C'est la « prise de parole », le rejet des institutions. Les communistes sont débordés par les gauchistes, les maoïstes, les trotskistes.

Et l'on crie : « Adieu, de Gaulle, Adieu ! » ou encore : « Dix ans, ça suffit ! »

Ainsi, à la fin du mois de mai, la « révolution » étudiante est devenue radicalement politique.

C'est comme un condensé d'histoire. Les multiples réunions font penser par leur nombre, les participations massives, la diversité des problèmes soulevés par une foule d'intervenants, aux assemblées préparatoires aux états généraux élaborant leurs cahiers de doléances.
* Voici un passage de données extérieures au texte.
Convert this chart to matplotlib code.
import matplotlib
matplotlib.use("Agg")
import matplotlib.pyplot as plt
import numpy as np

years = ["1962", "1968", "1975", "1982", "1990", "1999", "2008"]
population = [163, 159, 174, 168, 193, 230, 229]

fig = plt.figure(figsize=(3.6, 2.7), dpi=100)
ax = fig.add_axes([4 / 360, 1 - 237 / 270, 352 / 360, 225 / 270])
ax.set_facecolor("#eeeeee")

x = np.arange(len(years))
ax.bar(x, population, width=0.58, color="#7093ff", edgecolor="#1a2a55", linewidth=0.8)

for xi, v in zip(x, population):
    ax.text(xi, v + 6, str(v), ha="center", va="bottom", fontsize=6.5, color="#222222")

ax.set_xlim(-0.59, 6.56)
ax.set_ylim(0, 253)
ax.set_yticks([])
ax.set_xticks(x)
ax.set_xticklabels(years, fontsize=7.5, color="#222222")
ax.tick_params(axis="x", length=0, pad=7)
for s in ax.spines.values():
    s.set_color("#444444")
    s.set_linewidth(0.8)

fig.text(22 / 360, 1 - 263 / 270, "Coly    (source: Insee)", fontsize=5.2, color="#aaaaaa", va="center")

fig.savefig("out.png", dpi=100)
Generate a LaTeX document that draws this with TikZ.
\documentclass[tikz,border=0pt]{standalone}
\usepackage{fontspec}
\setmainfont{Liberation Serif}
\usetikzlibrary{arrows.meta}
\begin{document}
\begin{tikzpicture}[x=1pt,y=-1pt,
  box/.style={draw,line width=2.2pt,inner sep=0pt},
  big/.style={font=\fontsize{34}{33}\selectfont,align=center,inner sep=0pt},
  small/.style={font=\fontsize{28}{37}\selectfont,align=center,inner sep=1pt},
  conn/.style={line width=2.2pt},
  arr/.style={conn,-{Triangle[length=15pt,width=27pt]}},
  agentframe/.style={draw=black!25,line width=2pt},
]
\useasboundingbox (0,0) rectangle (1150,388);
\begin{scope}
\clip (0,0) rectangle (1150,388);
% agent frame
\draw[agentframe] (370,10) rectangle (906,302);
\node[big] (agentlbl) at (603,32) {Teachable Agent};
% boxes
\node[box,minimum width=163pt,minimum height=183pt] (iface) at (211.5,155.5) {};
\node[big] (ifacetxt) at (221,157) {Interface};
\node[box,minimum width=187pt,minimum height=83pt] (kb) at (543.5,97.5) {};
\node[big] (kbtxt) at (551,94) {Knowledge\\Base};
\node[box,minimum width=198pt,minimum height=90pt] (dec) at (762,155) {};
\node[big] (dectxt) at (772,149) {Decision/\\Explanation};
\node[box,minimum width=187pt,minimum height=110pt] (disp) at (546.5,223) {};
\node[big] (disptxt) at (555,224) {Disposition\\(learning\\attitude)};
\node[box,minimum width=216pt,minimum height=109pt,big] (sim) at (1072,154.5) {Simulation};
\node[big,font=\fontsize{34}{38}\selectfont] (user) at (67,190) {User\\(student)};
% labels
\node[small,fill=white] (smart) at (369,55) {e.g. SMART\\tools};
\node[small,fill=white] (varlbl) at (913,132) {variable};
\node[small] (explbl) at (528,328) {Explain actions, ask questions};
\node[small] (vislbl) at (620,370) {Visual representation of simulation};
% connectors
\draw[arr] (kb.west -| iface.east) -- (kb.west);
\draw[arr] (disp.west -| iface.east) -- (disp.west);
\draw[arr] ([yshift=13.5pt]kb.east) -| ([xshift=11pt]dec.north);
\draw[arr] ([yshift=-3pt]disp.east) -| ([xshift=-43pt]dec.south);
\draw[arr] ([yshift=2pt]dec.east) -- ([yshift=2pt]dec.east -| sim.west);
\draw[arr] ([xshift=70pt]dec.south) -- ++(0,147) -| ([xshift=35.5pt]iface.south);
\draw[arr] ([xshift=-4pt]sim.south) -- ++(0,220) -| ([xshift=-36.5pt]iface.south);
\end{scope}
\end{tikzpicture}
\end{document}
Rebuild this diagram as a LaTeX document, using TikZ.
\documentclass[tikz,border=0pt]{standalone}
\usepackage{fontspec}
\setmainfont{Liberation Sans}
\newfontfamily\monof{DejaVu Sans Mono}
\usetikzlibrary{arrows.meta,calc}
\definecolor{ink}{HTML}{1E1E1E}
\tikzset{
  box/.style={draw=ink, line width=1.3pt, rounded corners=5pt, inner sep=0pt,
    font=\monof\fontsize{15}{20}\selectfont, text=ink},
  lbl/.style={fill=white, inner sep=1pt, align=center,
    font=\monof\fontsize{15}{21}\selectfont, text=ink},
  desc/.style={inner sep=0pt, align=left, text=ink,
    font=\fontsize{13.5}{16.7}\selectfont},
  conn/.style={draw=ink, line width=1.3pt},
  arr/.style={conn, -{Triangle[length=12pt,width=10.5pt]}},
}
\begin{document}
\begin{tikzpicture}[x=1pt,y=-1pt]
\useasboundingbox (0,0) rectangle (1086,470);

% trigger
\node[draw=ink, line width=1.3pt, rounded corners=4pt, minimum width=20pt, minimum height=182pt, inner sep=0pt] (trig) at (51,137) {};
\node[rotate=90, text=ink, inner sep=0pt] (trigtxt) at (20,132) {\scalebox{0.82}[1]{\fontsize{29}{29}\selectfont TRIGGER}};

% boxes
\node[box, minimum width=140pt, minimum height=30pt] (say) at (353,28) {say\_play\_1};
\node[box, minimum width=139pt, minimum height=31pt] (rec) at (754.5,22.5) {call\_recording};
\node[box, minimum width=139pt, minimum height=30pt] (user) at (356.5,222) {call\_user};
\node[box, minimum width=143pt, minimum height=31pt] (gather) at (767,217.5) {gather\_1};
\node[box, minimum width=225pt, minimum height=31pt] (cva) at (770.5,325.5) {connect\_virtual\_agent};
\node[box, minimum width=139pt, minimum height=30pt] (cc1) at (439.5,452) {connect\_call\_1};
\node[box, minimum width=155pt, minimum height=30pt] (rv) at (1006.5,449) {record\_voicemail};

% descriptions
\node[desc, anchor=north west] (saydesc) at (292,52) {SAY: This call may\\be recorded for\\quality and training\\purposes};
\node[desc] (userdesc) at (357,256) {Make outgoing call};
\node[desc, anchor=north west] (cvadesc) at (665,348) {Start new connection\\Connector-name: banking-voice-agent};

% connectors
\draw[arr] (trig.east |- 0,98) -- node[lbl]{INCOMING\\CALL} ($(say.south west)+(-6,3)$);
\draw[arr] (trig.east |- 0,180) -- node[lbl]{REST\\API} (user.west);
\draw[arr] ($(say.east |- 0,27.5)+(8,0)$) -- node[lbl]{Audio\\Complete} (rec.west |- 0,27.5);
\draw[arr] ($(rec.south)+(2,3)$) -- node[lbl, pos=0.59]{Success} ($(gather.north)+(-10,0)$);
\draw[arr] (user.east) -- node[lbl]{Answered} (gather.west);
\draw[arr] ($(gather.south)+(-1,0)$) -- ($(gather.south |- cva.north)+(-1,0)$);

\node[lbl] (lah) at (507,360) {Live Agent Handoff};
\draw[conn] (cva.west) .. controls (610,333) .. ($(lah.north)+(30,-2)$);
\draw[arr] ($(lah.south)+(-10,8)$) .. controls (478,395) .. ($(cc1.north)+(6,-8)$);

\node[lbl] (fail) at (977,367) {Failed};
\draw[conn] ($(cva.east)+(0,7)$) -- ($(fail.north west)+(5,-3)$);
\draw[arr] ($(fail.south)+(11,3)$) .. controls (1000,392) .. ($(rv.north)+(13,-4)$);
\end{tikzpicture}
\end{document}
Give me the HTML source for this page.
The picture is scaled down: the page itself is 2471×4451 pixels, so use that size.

Déjà on semble à la veille d'un 14 juillet 1789.

Dans les cortèges, certains souhaitent qu'on prenne une Bastille qui ferait tomber le pouvoir du vieux monarque. On lance : « De Gaulle au musée ! »

Tout se joue dans les quatre derniers jours de mai.

D'abord, Pompidou réunit les syndicats. Il aboutit le 27 mai aux accords de Grenelle avec la CGT. Il retire ainsi du mordant au mouvement social et stoppe sa propagation.

En outre, l'indication politique est précieuse : les communistes ne veulent pas – lucidité ou calcul lié à la politique extérieure de De Gaulle ? – d'un affrontement, aux marges de la légalité, avec le pouvoir.

Dès lors, l'acte de candidature de François Mitterrand et de Pierre Mendès France – alliés et concurrents –, se déclarant le 27 mai prêts à gouverner alors que le pouvoir n'est pas vacant, apparaît comme le choix de pousser le pays dans l'« aventure ».

Celui-ci ne le désire pas.

Il suffit d'un appel radiodiffusé du Général, le 30 mai, pour renverser la situation.

De Gaulle s'est rendu la veille auprès du général Massu, commandant les forces françaises en Allemagne, stratagème créant l'angoisse et l'attente, habile dramatisation bien plus que démarche d'un président ébranlé cherchant l'appui de l'armée. À la radio, il annonce la dissolution de l'Assemblée et des élections législatives.